Le bombe Nato nel lago di Garda un silenzio lungo sedici anni
Se ne riparla in Parlamento con una interrogazione della deputata Basilio (M5S)
Le sei bombe/missili sganciate da un caccia F15 statunitense il 16 aprile 1999 nel lago di Garda, approdano di nuovo in Parlamento.
La deputata bresciana del Movimento 5 stelle, Tatiana Basilio, ha presentato un’interrogazione al governo per sapere degli ordigni e della loro eventuale pericolosità.
Il 16 aprile 1999, durante la guerra in Kosovo, un F15 Nato in difficoltà in fase di atterraggio all’aeroporto militare di Ghedi, sganciò nelle acque benacensi al largo di Toscolano Maderno il suo carico di sei bombe.
«In relazione al tipo di ordigni sganciati dall’F15 sussiste la possibilità, più o meno concreta, della rottura del contenitore detto “canister” all’impatto con l’acqua e della contemporanea presenza all’interno delle acque del lago di Garda di numerose “bomblet” che possono essersi armate sulla base di una semplice rotazione». Questo scriveva il 9 giugno 1999 il procuratore di Brescia, Giancarlo Tarquini, che dispose la ricerca dei dispositivi bellici. Si riferiva alle cosiddette bombe a grappolo o a frammentazione o “cluster”. Tre delle sei sganciate. Che si aprono e liberano circa 200 bombette. Le “bomblets”, se non scoppiano all’impatto sono pericolose come mine antiuomo.

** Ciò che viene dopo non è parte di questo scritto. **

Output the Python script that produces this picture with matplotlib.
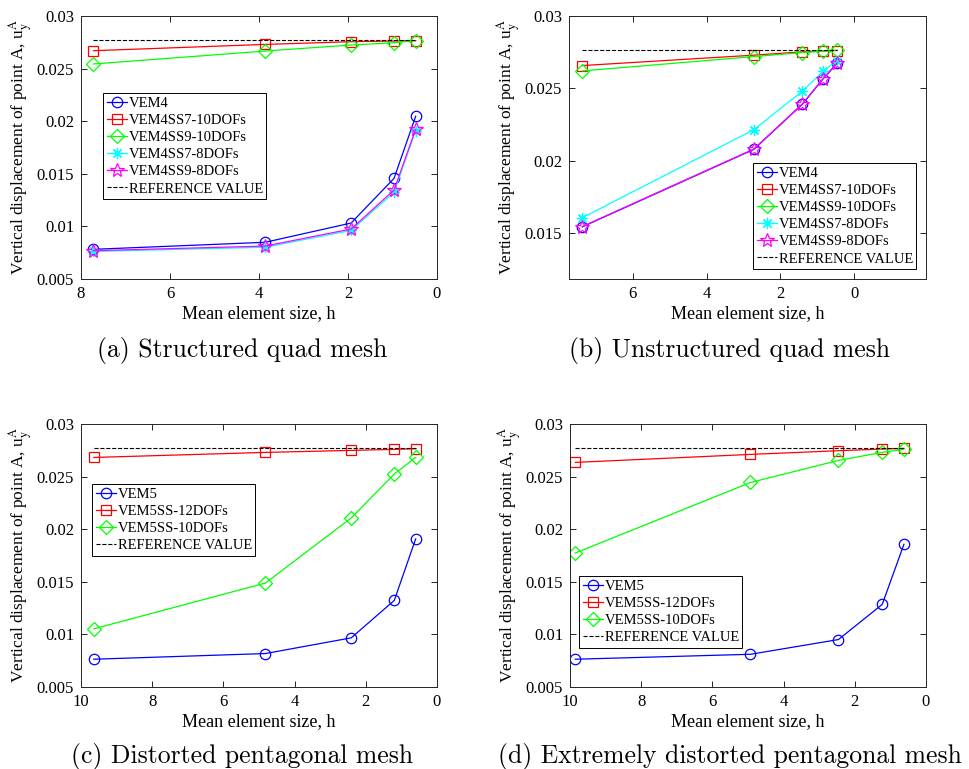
import matplotlib
matplotlib.use("Agg")
from matplotlib import pyplot as plt
import numpy as np

plt.rcParams['font.family'] = ['Liberation Serif', 'DejaVu Serif']
plt.rcParams['mathtext.fontset'] = 'stix'

# (a) structured quad mesh
h_a = [7.72, 3.86, 1.93, 0.965, 0.48]
a_vem4 = [0.00782, 0.00849, 0.01032, 0.01457, 0.02046]
a_ss7_10 = [0.0267, 0.0273, 0.02756, 0.02762, 0.02766]
a_ss9_10 = [0.02544, 0.02667, 0.02724, 0.02746, 0.02766]
a_ss7_8 = [0.00762, 0.00802, 0.00962, 0.01324, 0.01910]
a_ss9_8 = [0.00769, 0.00813, 0.00975, 0.01346, 0.01923]

# (b) unstructured quad mesh
h_b = [7.37, 2.72, 1.40, 0.84, 0.46]
b_vem4 = [0.01541, 0.02077, 0.0239, 0.02565, 0.02673]
b_ss7_10 = [0.02657, 0.02729, 0.02752, 0.02758, 0.02761]
b_ss9_10 = [0.0262, 0.02719, 0.02747, 0.02756, 0.02765]
b_ss7_8 = [0.01604, 0.02213, 0.0248, 0.02618, 0.02692]
b_ss9_8 = [0.01543, 0.02079, 0.02392, 0.02567, 0.02675]

# (c) distorted pentagonal mesh
h_c = [9.64, 4.82, 2.41, 1.2, 0.6]
c_vem5 = [0.00764, 0.00818, 0.00967, 0.01323, 0.01907]
c_ss12 = [0.02682, 0.0273, 0.02749, 0.02759, 0.02765]
c_ss10 = [0.01053, 0.01488, 0.02107, 0.02524, 0.02682]

# (d) extremely distorted pentagonal mesh
h_d = [9.85, 4.93, 2.46, 1.23, 0.62]
d_vem5 = [0.00764, 0.00811, 0.00951, 0.01285, 0.01856]
d_ss12 = [0.02635, 0.02711, 0.02746, 0.02762, 0.02768]
d_ss10 = [0.01774, 0.02444, 0.02654, 0.0273, 0.02759]

ref_value = 0.02768

W, H = 969, 769
fig = plt.figure(figsize=(W/100, H/100), dpi=100)

def px_axes(l, t, r, b):
	return fig.add_axes([l/W, 1-b/H, (r-l)/W, (b-t)/H])

def style(ax, xlim, xticks, ylim, yticks):
	ax.set_xlim(*xlim)
	ax.set_ylim(*ylim)
	ax.set_xticks(xticks)
	ax.set_xticklabels(['%g' % t for t in xticks])
	ax.set_yticks(yticks)
	ax.set_yticklabels(['%g' % t for t in yticks])
	ax.tick_params(direction='in', top=True, right=True, labelsize=12, length=4, width=0.6, pad=5)
	for s in ax.spines.values():
		s.set_linewidth(0.7)
		s.set_color('#262626')
	ax.set_xlabel('Mean element size, h', fontsize=13, labelpad=2)
	ax.set_ylabel(r'Vertical displacement of point A, u$_{\mathrm{y}}^{\mathrm{A}}$', fontsize=12.5, labelpad=2)

# MATLAB-like markers: '*' is an 8-armed asterisk, 'p' a pentagram
asterisk = (8, 2, 0)
marker_size = {'o': 7.5, 's': 6.5, 'D': 7.5, asterisk: 8, '*': 10}

def curve(ax, x, y, c, m, label):
	ax.plot(x, y, color=c, marker=m, mfc='none', mec=c, ms=marker_size[m], lw=0.9, mew=0.9, label=label)

def legend(ax, x, y):
	leg = ax.legend(loc='upper left', bbox_to_anchor=(x/W, 1-y/H), bbox_transform=fig.transFigure,
		fontsize=10.5, fancybox=False, framealpha=1, edgecolor='black', borderpad=0.25,
		labelspacing=0.27, handlelength=1.4, handletextpad=0.1, borderaxespad=0)
	leg.get_frame().set_linewidth(0.7)

def caption(x, y, s):
	fig.text(x/W, 1-y/H, s, family='cmr10', fontsize=18.5, ha='center', va='center')

yt = [0.005, 0.01, 0.015, 0.02, 0.025, 0.03]

# panel a
ax = px_axes(81, 16, 437, 279)
curve(ax, h_a, a_vem4, 'b', 'o', 'VEM4')
curve(ax, h_a, a_ss7_10, 'r', 's', 'VEM4SS7-10DOFs')
curve(ax, h_a, a_ss9_10, 'lime', 'D', 'VEM4SS9-10DOFs')
curve(ax, h_a, a_ss7_8, 'cyan', asterisk, 'VEM4SS7-8DOFs')
curve(ax, h_a, a_ss9_8, 'magenta', '*', 'VEM4SS9-8DOFs')
ax.plot([h_a[0], h_a[-1]], [ref_value]*2, 'k--', lw=0.8, label='REFERENCE VALUE')
style(ax, (8, 0), [8, 6, 4, 2, 0], (0.005, 0.03), yt)
legend(ax, 103, 93)
caption(242, 350, '(a) Structured quad mesh')

# panel b
ax = px_axes(569, 16, 926, 279)
curve(ax, h_b, b_vem4, 'b', 'o', 'VEM4')
curve(ax, h_b, b_ss7_10, 'r', 's', 'VEM4SS7-10DOFs')
curve(ax, h_b, b_ss9_10, 'lime', 'D', 'VEM4SS9-10DOFs')
curve(ax, h_b, b_ss7_8, 'cyan', asterisk, 'VEM4SS7-8DOFs')
curve(ax, h_b, b_ss9_8, 'magenta', '*', 'VEM4SS9-8DOFs')
ax.plot([h_b[0], h_b[-1]], [ref_value]*2, 'k--', lw=0.8, label='REFERENCE VALUE')
style(ax, (7.73, -1.95), [6, 4, 2, 0], (0.0118, 0.03), [0.015, 0.02, 0.025, 0.03])
legend(ax, 753, 163)
caption(730, 350, '(b) Unstructured quad mesh')

# panel c
ax = px_axes(81, 424, 437, 687)
curve(ax, h_c, c_vem5, 'b', 'o', 'VEM5')
curve(ax, h_c, c_ss12, 'r', 's', 'VEM5SS-12DOFs')
curve(ax, h_c, c_ss10, 'lime', 'D', 'VEM5SS-10DOFs')
ax.plot([h_c[0], h_c[-1]], [ref_value]*2, 'k--', lw=0.8, label='REFERENCE VALUE')
style(ax, (10, 0), [10, 8, 6, 4, 2, 0], (0.005, 0.03), yt)
legend(ax, 92, 484)
caption(242, 757, '(c) Distorted pentagonal mesh')

# panel d
ax = px_axes(570, 424, 926, 687)
curve(ax, h_d, d_vem5, 'b', 'o', 'VEM5')
curve(ax, h_d, d_ss12, 'r', 's', 'VEM5SS-12DOFs')
curve(ax, h_d, d_ss10, 'lime', 'D', 'VEM5SS-10DOFs')
ax.plot([h_d[0], h_d[-1]], [ref_value]*2, 'k--', lw=0.8, label='REFERENCE VALUE')
style(ax, (10, 0), [10, 8, 6, 4, 2, 0], (0.005, 0.03), yt)
legend(ax, 579, 576)
caption(730, 757, '(d) Extremely distorted pentagonal mesh')

fig.savefig('out.png', dpi=100)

Da allora furono effettuate ricerche durate mesi in tutto il basso lago. Riemerse materiale bellico di ogni tipo. Ma non gli ordigni Nato. Nessuna autorità civile o militare comunicò mai nulla ai sindaci gardesani.
Da allora sono passati più di 16 anni, e degli ordigni ormai subacquei non si è avuta più notizia. «Il comportamento del ministero della Difesa è inaudito – scrive Basilio – e chiediamo che risolva al più presto questa situazione».

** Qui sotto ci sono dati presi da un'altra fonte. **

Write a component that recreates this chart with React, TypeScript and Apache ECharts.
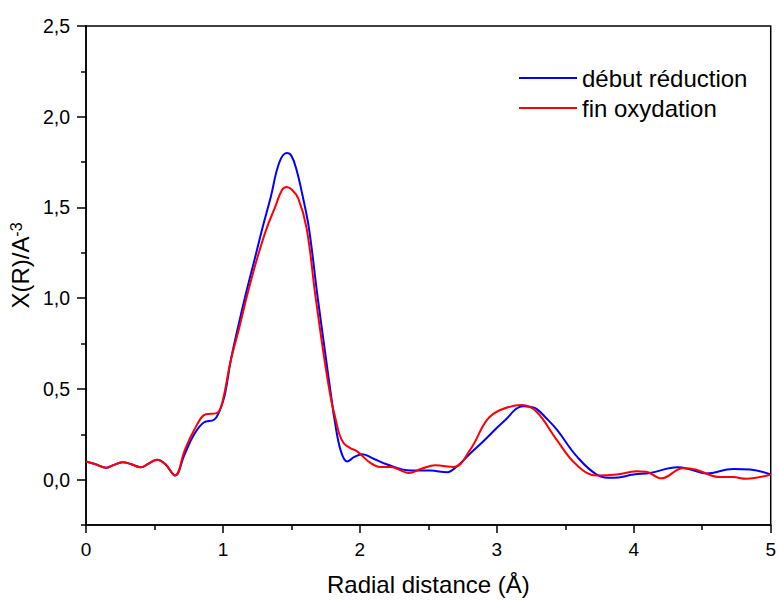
import React, { useEffect, useRef } from "react";
import * as echarts from "echarts";

const blueR = [0, 0.07, 0.146, 0.2, 0.267, 0.33, 0.4, 0.46, 0.52, 0.58, 0.65, 0.72, 0.79, 0.86, 0.935, 0.97, 1.01, 1.057, 1.11, 1.166, 1.23, 1.288, 1.35, 1.41, 1.465, 1.5, 1.54, 1.58, 1.628, 1.689, 1.754, 1.79, 1.815, 1.86, 1.907, 1.96, 2.017, 2.1, 2.2, 2.37, 2.515, 2.636, 2.71, 2.8, 2.9, 3.05, 3.195, 3.25, 3.29, 3.36, 3.44, 3.584, 3.73, 3.85, 4.0, 4.12, 4.32, 4.42, 4.53, 4.725, 4.85, 5.0];
const blueV = [0.1, 0.085, 0.065, 0.08, 0.096, 0.085, 0.068, 0.09, 0.11, 0.085, 0.023, 0.14, 0.25, 0.315, 0.33, 0.37, 0.456, 0.657, 0.84, 1.02, 1.21, 1.385, 1.56, 1.745, 1.8, 1.785, 1.7, 1.57, 1.385, 1.02, 0.657, 0.46, 0.329, 0.16, 0.1, 0.125, 0.14, 0.115, 0.083, 0.05, 0.05, 0.041, 0.074, 0.14, 0.21, 0.32, 0.405, 0.4, 0.39, 0.34, 0.274, 0.128, 0.028, 0.01, 0.028, 0.037, 0.068, 0.055, 0.034, 0.059, 0.056, 0.028];

const redR = [0, 0.07, 0.146, 0.2, 0.267, 0.33, 0.4, 0.46, 0.52, 0.58, 0.65, 0.72, 0.79, 0.875, 0.95, 0.99, 1.057, 1.12, 1.178, 1.25, 1.319, 1.38, 1.43, 1.465, 1.5, 1.55, 1.611, 1.674, 1.742, 1.79, 1.824, 1.85, 1.883, 1.93, 1.98, 2.077, 2.15, 2.223, 2.357, 2.45, 2.55, 2.685, 2.806, 2.928, 3.025, 3.183, 3.29, 3.436, 3.58, 3.73, 3.875, 4.02, 4.09, 4.2, 4.36, 4.45, 4.63, 4.725, 4.82, 5.0];
const redV = [0.1, 0.085, 0.065, 0.08, 0.096, 0.085, 0.068, 0.09, 0.11, 0.085, 0.023, 0.16, 0.274, 0.36, 0.365, 0.41, 0.657, 0.84, 1.02, 1.22, 1.385, 1.5, 1.595, 1.613, 1.6, 1.55, 1.385, 1.02, 0.657, 0.44, 0.329, 0.25, 0.2, 0.174, 0.156, 0.092, 0.07, 0.07, 0.037, 0.06, 0.079, 0.07, 0.165, 0.329, 0.384, 0.411, 0.374, 0.22, 0.083, 0.023, 0.028, 0.046, 0.044, 0.007, 0.063, 0.056, 0.014, 0.014, 0.005, 0.028];

const seriesNames = ["début réduction", "fin oxydation"];
const seriesColors = ["#0000FF", "#FF0000"];
const yMajorTicks = [0, 0.5, 1.0, 1.5, 2.0, 2.5];
const yMinorTicks = [-0.25, 0.25, 0.75, 1.25, 1.75, 2.25];

const FONT = "'Liberation Sans', Arial, sans-serif";

export default function App() {
  const ref = useRef<HTMLDivElement>(null);
  useEffect(() => {
    if (!ref.current) return;
    const chart = echarts.init(ref.current, null, { renderer: "svg" });
    const pair = (xs: number[], ys: number[]) => xs.map((x, i) => [x, ys[i]]);
    const axisLine = { show: true, onZero: false, lineStyle: { color: "#000", width: 1.5 } };
    chart.setOption({
      animation: false,
      backgroundColor: "#fff",
      textStyle: { fontFamily: FONT },
      grid: {
        left: 85.5,
        right: 7,
        top: 26,
        bottom: 71,
        show: true,
        borderColor: "#000",
        borderWidth: 1.5,
        containLabel: false,
      },
      legend: {
        orient: "vertical",
        left: 514,
        top: 61,
        icon: "rect",
        itemWidth: 58,
        itemHeight: 2,
        itemGap: 6,
        data: seriesNames,
        textStyle: { fontSize: 24, color: "#000", fontFamily: FONT, lineHeight: 24 },
      },
      xAxis: {
        type: "value",
        min: 0,
        max: 5,
        interval: 1,
        name: "Radial distance (Å)",
        nameLocation: "middle",
        nameGap: 47,
        nameTextStyle: { fontSize: 24, color: "#000", fontFamily: FONT },
        axisLine,
        axisTick: { show: true, length: 8, lineStyle: { color: "#000", width: 1.5 } },
        minorTick: { show: true, splitNumber: 2, length: 5, lineStyle: { color: "#000", width: 1.5 } },
        splitLine: { show: false },
        axisLabel: { fontSize: 19, color: "#000", margin: 15, fontFamily: FONT },
      },
      yAxis: [
        {
          type: "value",
          min: -0.25,
          max: 2.5,
          name: "X(R)/A{sup|-3}",
          nameLocation: "middle",
          nameGap: 32,
          nameRotate: 90,
          nameTextStyle: {
            fontSize: 24,
            color: "#000",
            fontFamily: FONT,
            padding: [0, 0, 0, 20],
            rich: { sup: { fontSize: 16, verticalAlign: "top", color: "#000", fontFamily: FONT } },
          },
          axisLine,
          axisTick: { show: true, length: 9, customValues: yMajorTicks, lineStyle: { color: "#000", width: 1.5 } },
          axisLabel: {
            show: true,
            customValues: yMajorTicks,
            fontSize: 19.5,
            color: "#000",
            margin: 16,
            fontFamily: FONT,
            formatter: (v: number) => v.toFixed(1).replace(".", ","),
          },
          splitLine: { show: false },
        },
        {
          type: "value",
          min: -0.25,
          max: 2.5,
          position: "left",
          offset: 0,
          axisLine: { show: false, onZero: false },
          axisTick: { show: true, length: 5, customValues: yMinorTicks, lineStyle: { color: "#000", width: 1.5 } },
          axisLabel: { show: false },
          splitLine: { show: false },
        },
      ],
      series: [
        {
          name: seriesNames[0],
          type: "line",
          data: pair(blueR, blueV),
          smooth: 0.4,
          showSymbol: false,
          symbol: "none",
          lineStyle: { color: seriesColors[0], width: 2 },
          itemStyle: { color: seriesColors[0] },
          z: 3,
        },
        {
          name: seriesNames[1],
          type: "line",
          data: pair(redR, redV),
          smooth: 0.4,
          showSymbol: false,
          symbol: "none",
          lineStyle: { color: seriesColors[1], width: 2 },
          itemStyle: { color: seriesColors[1] },
          z: 4,
        },
      ],
    });
    return () => chart.dispose();
  }, []);
  return (
    <div
      ref={ref}
      style={{ position: "fixed", left: 0, top: 0, width: 779, height: 601, background: "#fff" }}
    />
  );
}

Le bombe a grappolo sono pericolose come le mine antiuomo. Tre pescatori del peschereccio Profeta di Chioggia il 10 maggio 1999 rimasero feriti per l’esplosione di una di queste bombette gialle, poco più grandi di una lattina Fanta. L’avevano pescata con le reti nell’Adriatico, era scoppiata sul ponte dell’imbarcazione.
Del caso si occupò anche una commissione d’inchiesta parlamentare.